The bill provides further guidance stating that the term “physical presence” does not include any of the following:
1. Entering into an agreement under which a person, for a commission or other consideration, directly or indirectly refers potential purchasers to a person outside the State, whether by an Internet-based link or platform, Internet Web site or otherwise;
2. Any presence in a State for less than 15 days in a taxable year (or a greater number of days if provided by State law);
3. Product placement, setup, or other services offered in connection with delivery of products by an interstate or in-State carrier or other service provider;
4. Internet advertising services provided by in-State residents which are not exclusively directed towards, or do not solicit exclusively, in-State customers;
5. Ownership by a person outside the State of an interest in a limited liability company or similar entity organized or with a physical presence in the State;
6. The furnishing of information to customers or affiliates in such State, or the coverage of events or other gathering of information in such State by such person, or his representative, which information is used or disseminated from a point outside the State; or
7. Business activities directly relating to such person’s potential or actual purchase of goods or services within the State if the final decision to purchase is made outside the State.

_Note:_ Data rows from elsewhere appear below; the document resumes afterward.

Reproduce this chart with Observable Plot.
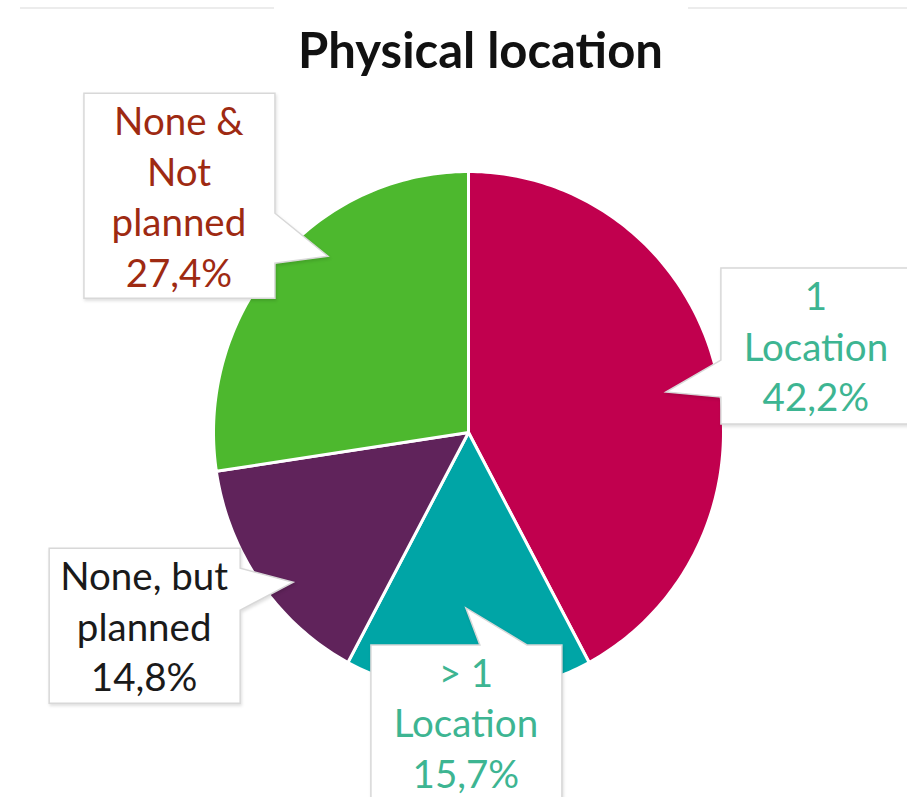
<!DOCTYPE html>
<html>
<head>
<meta charset="utf-8">
<script src="https://cdn.jsdelivr.net/npm/d3@7"></script>
<script src="https://cdn.jsdelivr.net/npm/@observablehq/plot@0.6"></script>
<style>
  html, body { margin: 0; padding: 0; background: #fff; }
  #chart { width: 907px; height: 797px; overflow: hidden; }
  svg { font-family: Lato, "Open Sans", sans-serif; }
</style>
</head>
<body>
<div id="chart"></div>
<script>
// ---- data ----
const title = "Physical location";
const categories = ["1 Location", "> 1 Location", "None, but planned", "None & Not planned"];
const shares = [42.2, 15.7, 14.8, 27.4];
const labelLines = [
  ["1", "Location", "42,2%"],
  ["> 1", "Location", "15,7%"],
  ["None, but", "planned", "14,8%"],
  ["None &", "Not", "planned", "27,4%"]
];
const sliceColors = ["#C1004E", "#00A5A6", "#60235B", "#4DB82E"];
const labelColors = ["#3DB592", "#3DB592", "#1A1A1A", "#9E2A12"];

// ---- layout (callout geometry, pixels relative to pointer tip) ----
const calloutLayout = [
  {tipAngle: 78.85, tipR: 0.791, dx: 55, dy: -124, w: 200, h: 156, side: "left", b0: 92, b1: 129},
  {tipAngle: 180.7, tipR: 0.674, dx: -95, dy: 37, w: 191, h: 200, side: "top", b0: 109, b1: 156},
  {tipAngle: 230.0, tipR: 0.895, dx: -244, dy: -34, w: 191, h: 155, side: "right", b0: 20, b1: 62},
  {tipAngle: 320.8, tipR: 0.869, dx: -244, dy: -163, w: 191, h: 205, side: "right", b0: 120, b1: 170}
];

// ---- build slice polygons from the shares ----
const total = d3.sum(shares);
const rad = a => a * Math.PI / 180;
const polyPoints = [];
let cum = 0;
categories.forEach((cat, i) => {
  const a0 = cum / total * 360;
  cum += shares[i];
  const a1 = cum / total * 360;
  polyPoints.push({cat, x: 0, y: 0});
  const n = Math.max(2, Math.ceil(a1 - a0));
  for (let k = 0; k <= n; ++k) {
    const a = a0 + (a1 - a0) * k / n;
    polyPoints.push({cat, x: Math.sin(rad(a)), y: Math.cos(rad(a))});
  }
});

const callouts = categories.map((cat, i) => {
  const L = calloutLayout[i];
  return {
    cat, lines: labelLines[i], color: labelColors[i], ...L,
    tx: L.tipR * Math.sin(rad(L.tipAngle)),
    ty: L.tipR * Math.cos(rad(L.tipAngle))
  };
});

function calloutMark(data) {
  return (index, scales, values, dims, context) => {
    const g = d3.select(context.document.createElementNS("http://www.w3.org/2000/svg", "g"));
    // decorative thin rules at top
    g.append("line").attr("x1", 20).attr("x2", 274).attr("y1", 8).attr("y2", 8)
      .attr("stroke", "#e6e6e6").attr("stroke-width", 1.5);
    g.append("line").attr("x1", 688).attr("x2", 907).attr("y1", 8).attr("y2", 8)
      .attr("stroke", "#e6e6e6").attr("stroke-width", 1.5);
    for (const d of data) {
      const px = scales.x(d.tx), py = scales.y(d.ty);
      const L = px + d.dx, T = py + d.dy, R = L + d.w, B = T + d.h;
      let p;
      if (d.side === "right") {
        p = `M${L},${T}H${R}V${T + d.b0}L${px},${py}L${R},${T + d.b1}V${B}H${L}Z`;
      } else if (d.side === "left") {
        p = `M${L},${T}H${R}V${B}H${L}V${T + d.b1}L${px},${py}L${L},${T + d.b0}Z`;
      } else {
        p = `M${L},${T}H${L + d.b0}L${px},${py}L${L + d.b1},${T}H${R}V${B}H${L}Z`;
      }
      g.append("path").attr("d", p)
        .attr("fill", "white")
        .attr("stroke", "#d8d8d8")
        .attr("stroke-width", 1.5)
        .attr("stroke-linejoin", "miter")
        .style("filter", "drop-shadow(1px 2px 1.5px rgba(0,0,0,0.12))");
      const cx = L + 95;
      d.lines.forEach((line, k) => {
        g.append("text")
          .attr("x", cx)
          .attr("y", T + 42 + 50.5 * k)
          .attr("text-anchor", "middle")
          .attr("fill", d.color)
          .attr("font-size", 38.5)
          .attr("font-family", "Lato, 'Open Sans', sans-serif")
          .text(line);
      });
    }
    return g.node();
  };
}

const chart = Plot.plot({
  width: 907,
  height: 797,
  marginLeft: 213,
  marginRight: 184,
  marginTop: 171,
  marginBottom: 104,
  x: {domain: [-1, 1], axis: null},
  y: {domain: [-1, 1], axis: null},
  color: {domain: categories, range: sliceColors},
  marks: [
    Plot.line(polyPoints, {
      x: "x", y: "y", z: "cat", fill: "cat",
      stroke: "white", strokeWidth: 3, strokeLinejoin: "round",
      curve: "linear-closed"
    }),
    calloutMark(callouts),
    Plot.text([title], {
      frameAnchor: "top", dx: 12, dy: -104, lineAnchor: "bottom",
      fontSize: 49, fontWeight: "bold", fill: "#111",
      fontFamily: "Lato, 'Open Sans', sans-serif"
    })
  ]
});
document.getElementById("chart").appendChild(chart);
</script>
</body>
</html>
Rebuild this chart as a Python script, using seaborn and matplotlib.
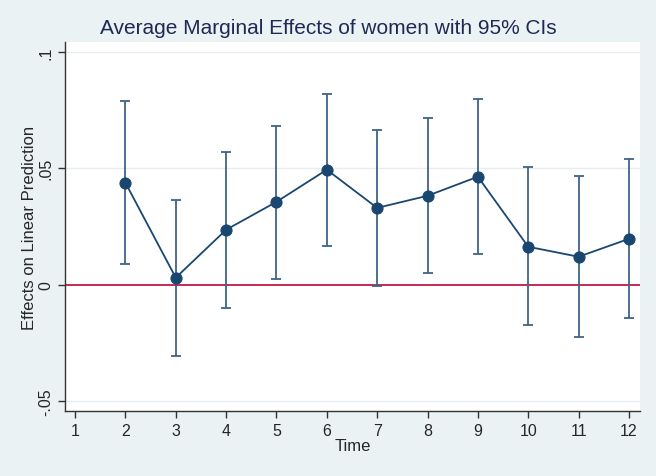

Finally, the bill would limit a State’s ability to impose a tax or regulation on any person unless the person is wither the purchaser or the seller having a physical presence in the State.
There is much for business to like in this bill in its current form. We are advising our business clients to contact their respective representatives in Congress and urge support for the bill.
As a final observation, the bill confers original jurisdiction with the US District Courts if there is a dispute involving this law. This is a welcome departure in state tax litigation where generally, state courts have jurisdiction over all state tax matters, including the interpretation and construction of federal statutes.